Friday, November 22, 2024

So Wisconsin Gov. Walker Just Evoked The ‘Gateway Theory’ For Hemp

The “gateway theory” has been with us for about as long as the War on Drugs. Despite it being debunked over and over and over again, politicians and reefer madness acolytes just love evoking the nonsensical theory whenever they get boxed in a corner.

Earlier this year, even the Drug Enforcement Administration removed from its website a report making the false claim that cannabis is a gateway drug. Unfortunately, many politicians are not keeping up with the times.

But the latest gateway theory claim is a real doozy. Republican Wisconsin Gov. Scott Walker on Tuesday went to Cadott High School and said this about industrial hemp legislation:

“It’s early in the process and it’s certainly something we’ll look at. Overall, looking at this I have a concern in anything that would lead to legalization, mainly because as we fight opioid and heroin abuse across the state, one of the things I hear for public health and law enforcement and others is anything that’s a gateway into some of these other areas is a big, big concern. We hear it from small towns to big cities and everywhere in between.”

This may be the biggest overreach since Ronald Reagan declared in 1980:

“Marijuana, pot, grass, whatever you want to call it is probably the most dangerous drug in the United States.”

 

Walker is either ignorant on the facts of industrial hemp or trying to scare high school children. Either way, his statement is, on its face, more absurd than Reagan’s.

Industrial hemp is not a psychoactive substance. It is an industrial crop used for clothing, construction materials, biofuels, bird seed, and roughly 25,000 products.  The one thing hemp can’t do is get you high. The mere fact that Walker could somehow make the vaguest claim about hemp and the gateway theory demonstrates how little homework he has done on the topic.

Walker’s ludicrous statement was made in response to a bill, introduced by Republicans, that would allow Wisconsin farmers to grow hemp.

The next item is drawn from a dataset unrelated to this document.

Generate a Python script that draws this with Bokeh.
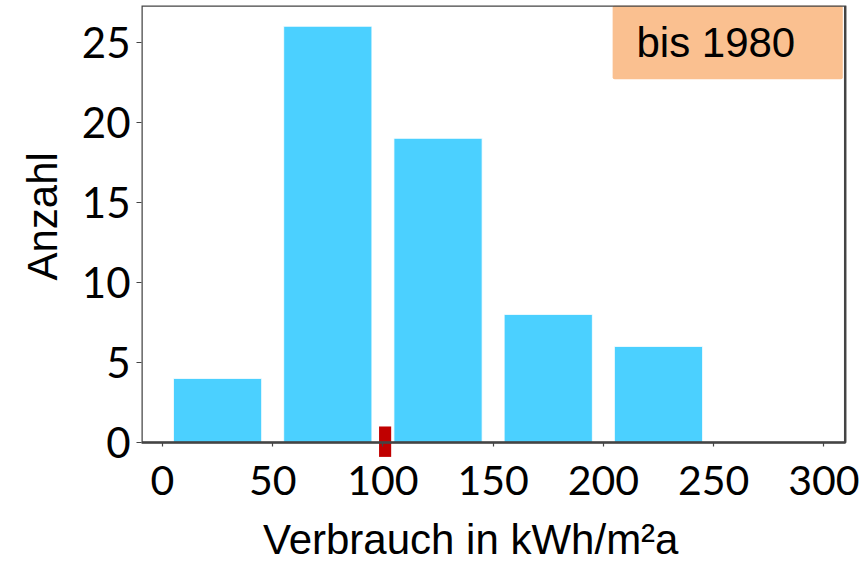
from bokeh.plotting import figure
from bokeh.models import Range1d, BoxAnnotation, Label, Title, FixedTicker, ColumnDataSource
from bokeh.embed import file_html
from bokeh.resources import INLINE

# ---- data ----
bin_left = [0, 50, 100, 150, 200, 250]
counts = [4, 26, 19, 8, 6, 0]
bin_width = 50
rel_width = 0.8
marker_x = [101]
marker_top = [1.0]
marker_bottom = [-0.9]
x_ticks = [0, 50, 100, 150, 200, 250, 300]
y_ticks = [0, 5, 10, 15, 20, 25]
legend_text = "bis 1980"
x_title = "Verbrauch in kWh/m²a"
y_title = "Anzahl"

BAR = "#4BD0FF"
RED = "#C00000"
ORANGE = "#FAC090"
FRAME = "#444444"

AX0, AX1 = -9.5, 309.7        # visible axes box (x)
X0, X1 = -9.5, 318.9          # plotting area incl. room for the last tick label
Y0, Y1 = -7.56, 27.3

centers = [b + bin_width / 2 for b in bin_left]
src = ColumnDataSource(dict(x=centers, top=counts))

p = figure(frame_width=724, frame_height=558, output_backend="svg", toolbar_location=None,
           x_range=Range1d(X0, X1), y_range=Range1d(Y0, Y1),
           min_border_left=141, min_border_right=0, min_border_top=5, min_border_bottom=0)
p.outline_line_color = None
p.xgrid.visible = False
p.ygrid.visible = False
p.background_fill_color = "white"
p.border_fill_color = "white"

p.vbar(x="x", top="top", bottom=0, width=bin_width * rel_width, source=src,
       fill_color=BAR, line_color="white", line_width=0.8)
p.vbar(x=marker_x, top=marker_top, bottom=marker_bottom, width=5.5,
       fill_color=RED, line_color=None)

# axes box from y=0 upward
p.add_layout(BoxAnnotation(left=AX0, right=AX1, top=Y1, bottom=0, fill_alpha=0,
                           line_color=FRAME, line_alpha=1, line_width=2.5, level="overlay"))

# legend-like box
p.add_layout(BoxAnnotation(left=204.2, right=308.6, top=Y1, bottom=22.7, fill_color=ORANGE, fill_alpha=1,
                           line_color=None, border_radius=2, level="annotation"))
p.add_layout(Label(x=215, y=25.0, text=legend_text, text_font="Liberation Sans",
                   text_font_size="42px", text_color="black", text_baseline="alphabetic"))

# axes
xa = p.xaxis[0]
xa.fixed_location = 0
xa.bounds = (AX0, AX1)
xa.ticker = FixedTicker(ticks=x_ticks)
xa.minor_tick_line_color = None
xa.major_tick_line_color = FRAME
xa.major_tick_line_width = 1.2
xa.major_tick_in = 0
xa.major_tick_out = 4
xa.axis_line_color = FRAME
xa.axis_line_width = 1.5
xa.major_label_text_font = "Lato"
xa.major_label_text_font_size = "41px"
xa.major_label_standoff = 20
xa.major_label_text_color = "black"

ya = p.yaxis[0]
ya.ticker = FixedTicker(ticks=y_ticks)
ya.minor_tick_line_color = None
ya.major_tick_in = 0
ya.major_tick_out = 5
ya.axis_line_color = None
ya.major_tick_line_color = FRAME
ya.major_tick_line_width = 1.2
ya.major_label_text_font = "Lato"
ya.major_label_text_font_size = "42px"
ya.major_label_standoff = 6
ya.major_label_text_color = "black"

# x axis title (placed under the tick labels, inside the extended frame)
p.add_layout(Label(x=45.6, y=-6.05, text=x_title, text_font="Liberation Sans",
                   text_font_size="42px", text_color="black", text_baseline="alphabetic"))
p.add_layout(Title(text=y_title, align="left", offset=283, vertical_align="top", text_font="Liberation Sans",
                   text_font_size="42px", text_font_style="normal", text_color="black", standoff=21), "left")

open("out.html", "w").write(file_html(p, INLINE))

The authors of the bill have gone out of their way to stress the fact they are talking about hemp and not psychoactive cannabis.

“Several decades ago our state was one of the top hemp producers in the nation,” State Senator Patrick Testin, co-author of the bill, told WEAU 13 News. “Unfortunately, for nearly 60 years, farmers have been prohibited from growing the safe, useful, and non psychoactive crop because of its relation to marijuana,” he said.

“We hope that this hearing will clarify any misconceptions associated with hemp and demonstrate the opportunities that this crop could make available,”  Testin added. This clarification apparently went over Walker’s head.

Despite Walker’s out-of-left-field concerns, the bill has received support from the Wisconsin Farm Bureau Federation and the Wisconsin Farmers Union. During World War II, Wisconsin harvested nearly 75 percent of all U.S. hemp.